[SUPPLIED DATA start]

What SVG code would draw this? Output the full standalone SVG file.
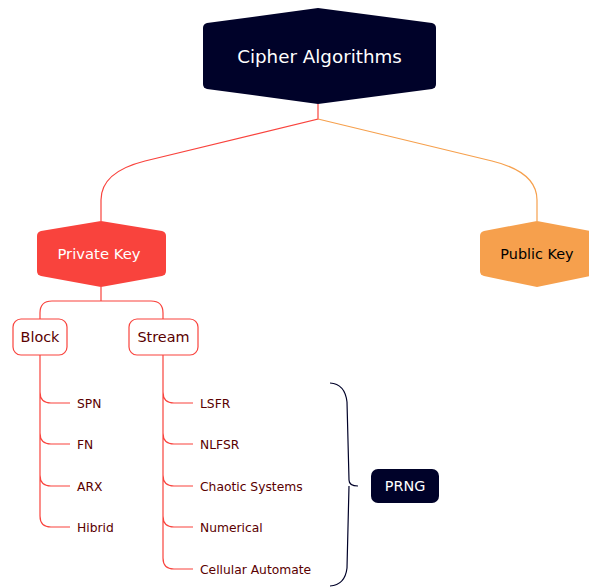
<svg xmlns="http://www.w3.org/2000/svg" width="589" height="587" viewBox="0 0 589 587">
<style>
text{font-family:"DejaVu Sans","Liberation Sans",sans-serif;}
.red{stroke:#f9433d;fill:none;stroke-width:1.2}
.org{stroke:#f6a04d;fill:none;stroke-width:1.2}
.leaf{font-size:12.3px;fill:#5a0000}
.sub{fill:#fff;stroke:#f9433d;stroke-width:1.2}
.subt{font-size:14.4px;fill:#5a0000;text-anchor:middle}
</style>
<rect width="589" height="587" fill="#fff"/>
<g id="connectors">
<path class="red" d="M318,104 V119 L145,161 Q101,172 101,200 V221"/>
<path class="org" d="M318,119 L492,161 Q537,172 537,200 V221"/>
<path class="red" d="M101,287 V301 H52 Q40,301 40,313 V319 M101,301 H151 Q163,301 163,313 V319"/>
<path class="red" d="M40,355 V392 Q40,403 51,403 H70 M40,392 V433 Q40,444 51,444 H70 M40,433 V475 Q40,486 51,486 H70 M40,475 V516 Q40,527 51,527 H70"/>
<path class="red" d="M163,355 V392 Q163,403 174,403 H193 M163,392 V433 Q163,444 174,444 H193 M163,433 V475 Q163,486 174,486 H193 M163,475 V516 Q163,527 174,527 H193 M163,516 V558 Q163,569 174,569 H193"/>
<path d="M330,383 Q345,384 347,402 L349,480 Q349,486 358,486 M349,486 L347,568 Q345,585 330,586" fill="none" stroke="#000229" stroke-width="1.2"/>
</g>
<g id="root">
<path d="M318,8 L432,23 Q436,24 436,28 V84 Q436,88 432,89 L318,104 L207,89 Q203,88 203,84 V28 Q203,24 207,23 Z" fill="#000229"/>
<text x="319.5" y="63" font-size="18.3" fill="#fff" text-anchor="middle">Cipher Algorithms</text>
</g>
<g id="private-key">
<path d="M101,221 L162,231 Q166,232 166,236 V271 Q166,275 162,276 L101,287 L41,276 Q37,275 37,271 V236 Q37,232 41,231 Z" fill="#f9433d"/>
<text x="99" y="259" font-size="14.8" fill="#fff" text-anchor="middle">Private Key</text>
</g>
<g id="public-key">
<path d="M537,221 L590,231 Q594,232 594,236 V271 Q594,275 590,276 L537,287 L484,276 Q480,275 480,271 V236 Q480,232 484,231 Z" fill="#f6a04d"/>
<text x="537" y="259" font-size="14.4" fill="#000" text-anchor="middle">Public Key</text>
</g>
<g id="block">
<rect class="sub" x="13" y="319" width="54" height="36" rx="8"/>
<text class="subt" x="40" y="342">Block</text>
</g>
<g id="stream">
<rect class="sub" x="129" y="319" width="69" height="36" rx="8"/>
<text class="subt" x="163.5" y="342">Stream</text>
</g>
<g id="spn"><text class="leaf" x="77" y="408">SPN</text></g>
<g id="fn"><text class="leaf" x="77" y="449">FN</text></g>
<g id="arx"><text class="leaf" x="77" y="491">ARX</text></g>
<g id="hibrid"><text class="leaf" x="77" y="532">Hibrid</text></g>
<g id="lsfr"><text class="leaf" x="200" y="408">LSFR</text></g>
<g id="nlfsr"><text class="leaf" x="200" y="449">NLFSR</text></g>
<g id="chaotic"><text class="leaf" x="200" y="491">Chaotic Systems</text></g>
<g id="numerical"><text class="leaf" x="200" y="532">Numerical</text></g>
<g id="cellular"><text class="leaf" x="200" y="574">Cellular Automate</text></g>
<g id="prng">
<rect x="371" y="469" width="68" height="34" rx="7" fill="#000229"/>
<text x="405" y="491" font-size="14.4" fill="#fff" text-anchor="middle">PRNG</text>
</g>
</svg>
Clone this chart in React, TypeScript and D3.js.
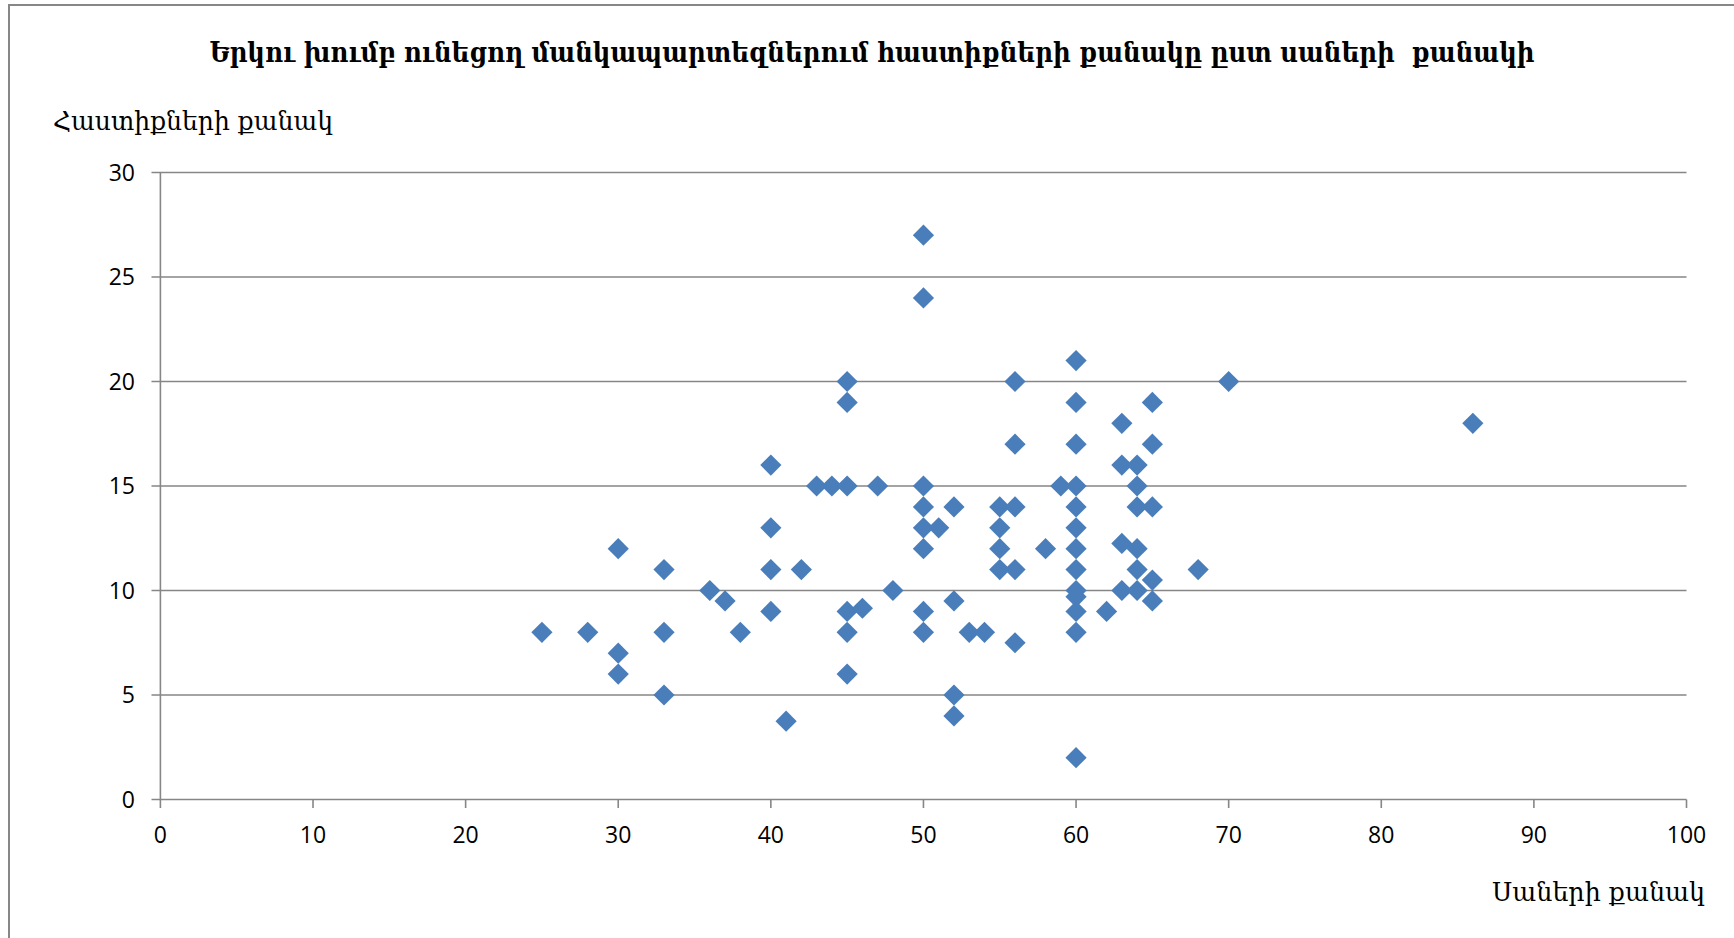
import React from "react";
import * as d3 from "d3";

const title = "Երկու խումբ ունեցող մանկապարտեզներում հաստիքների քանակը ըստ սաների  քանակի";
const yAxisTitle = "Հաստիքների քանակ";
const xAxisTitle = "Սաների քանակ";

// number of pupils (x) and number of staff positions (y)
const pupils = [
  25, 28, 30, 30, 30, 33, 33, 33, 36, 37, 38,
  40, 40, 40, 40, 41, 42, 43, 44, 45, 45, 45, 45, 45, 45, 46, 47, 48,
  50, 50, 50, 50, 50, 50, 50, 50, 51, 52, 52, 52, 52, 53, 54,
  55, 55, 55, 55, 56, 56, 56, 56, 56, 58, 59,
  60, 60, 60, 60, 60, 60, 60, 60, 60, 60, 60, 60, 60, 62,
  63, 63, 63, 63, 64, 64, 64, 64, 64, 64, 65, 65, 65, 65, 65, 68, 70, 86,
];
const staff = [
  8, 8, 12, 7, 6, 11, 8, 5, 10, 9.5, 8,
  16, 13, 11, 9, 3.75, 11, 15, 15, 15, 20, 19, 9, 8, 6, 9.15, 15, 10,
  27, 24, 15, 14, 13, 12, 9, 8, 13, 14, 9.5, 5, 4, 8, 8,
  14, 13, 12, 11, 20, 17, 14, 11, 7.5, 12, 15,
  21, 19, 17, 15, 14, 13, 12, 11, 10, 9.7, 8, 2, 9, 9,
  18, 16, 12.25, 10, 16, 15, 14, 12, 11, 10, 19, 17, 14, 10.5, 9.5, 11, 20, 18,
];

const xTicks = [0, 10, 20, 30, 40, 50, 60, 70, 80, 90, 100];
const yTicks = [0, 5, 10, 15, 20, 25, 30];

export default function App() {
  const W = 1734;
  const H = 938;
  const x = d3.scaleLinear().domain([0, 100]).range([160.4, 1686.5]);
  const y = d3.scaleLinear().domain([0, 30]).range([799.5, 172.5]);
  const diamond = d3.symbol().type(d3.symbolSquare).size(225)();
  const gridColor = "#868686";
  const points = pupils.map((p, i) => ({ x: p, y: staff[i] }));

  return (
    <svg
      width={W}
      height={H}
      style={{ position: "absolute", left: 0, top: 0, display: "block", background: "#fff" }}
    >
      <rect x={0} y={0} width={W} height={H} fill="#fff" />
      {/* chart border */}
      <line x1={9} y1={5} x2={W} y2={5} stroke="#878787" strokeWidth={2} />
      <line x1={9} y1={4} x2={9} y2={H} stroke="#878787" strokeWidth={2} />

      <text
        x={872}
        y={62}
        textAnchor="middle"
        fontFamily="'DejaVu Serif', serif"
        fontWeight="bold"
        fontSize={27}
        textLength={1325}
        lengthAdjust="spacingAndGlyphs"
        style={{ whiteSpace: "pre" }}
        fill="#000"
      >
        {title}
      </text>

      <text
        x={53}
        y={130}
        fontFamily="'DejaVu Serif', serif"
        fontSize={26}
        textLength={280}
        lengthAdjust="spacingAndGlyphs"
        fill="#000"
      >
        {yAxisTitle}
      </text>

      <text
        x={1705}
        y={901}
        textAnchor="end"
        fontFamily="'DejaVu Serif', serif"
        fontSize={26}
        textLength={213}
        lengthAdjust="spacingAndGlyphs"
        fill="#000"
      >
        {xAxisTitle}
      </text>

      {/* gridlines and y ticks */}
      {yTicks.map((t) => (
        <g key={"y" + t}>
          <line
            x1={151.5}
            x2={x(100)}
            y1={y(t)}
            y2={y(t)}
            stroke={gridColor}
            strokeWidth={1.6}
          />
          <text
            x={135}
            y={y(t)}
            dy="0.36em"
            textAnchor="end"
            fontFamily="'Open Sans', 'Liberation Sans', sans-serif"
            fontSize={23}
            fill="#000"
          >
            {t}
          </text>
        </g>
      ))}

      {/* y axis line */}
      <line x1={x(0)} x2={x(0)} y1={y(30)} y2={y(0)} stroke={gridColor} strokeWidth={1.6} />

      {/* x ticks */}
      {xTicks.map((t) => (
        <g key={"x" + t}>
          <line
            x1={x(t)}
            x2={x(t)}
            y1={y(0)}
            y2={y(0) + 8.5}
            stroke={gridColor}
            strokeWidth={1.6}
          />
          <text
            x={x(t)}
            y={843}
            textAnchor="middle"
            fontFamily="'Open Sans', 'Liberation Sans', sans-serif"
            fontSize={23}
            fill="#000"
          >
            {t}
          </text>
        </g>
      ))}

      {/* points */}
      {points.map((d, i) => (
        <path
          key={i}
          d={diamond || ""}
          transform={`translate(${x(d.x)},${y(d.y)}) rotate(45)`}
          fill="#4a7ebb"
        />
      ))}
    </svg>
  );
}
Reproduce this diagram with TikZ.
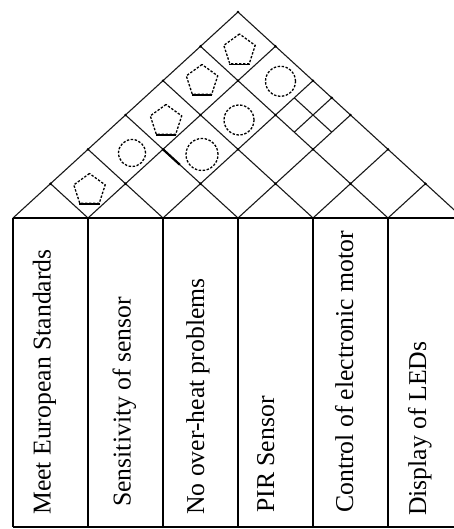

[SUPPLIED DATA end]

### SET PROBLEM
Provide solely the number of lines in the data that include the word "React".

### ANSWER BELOW
2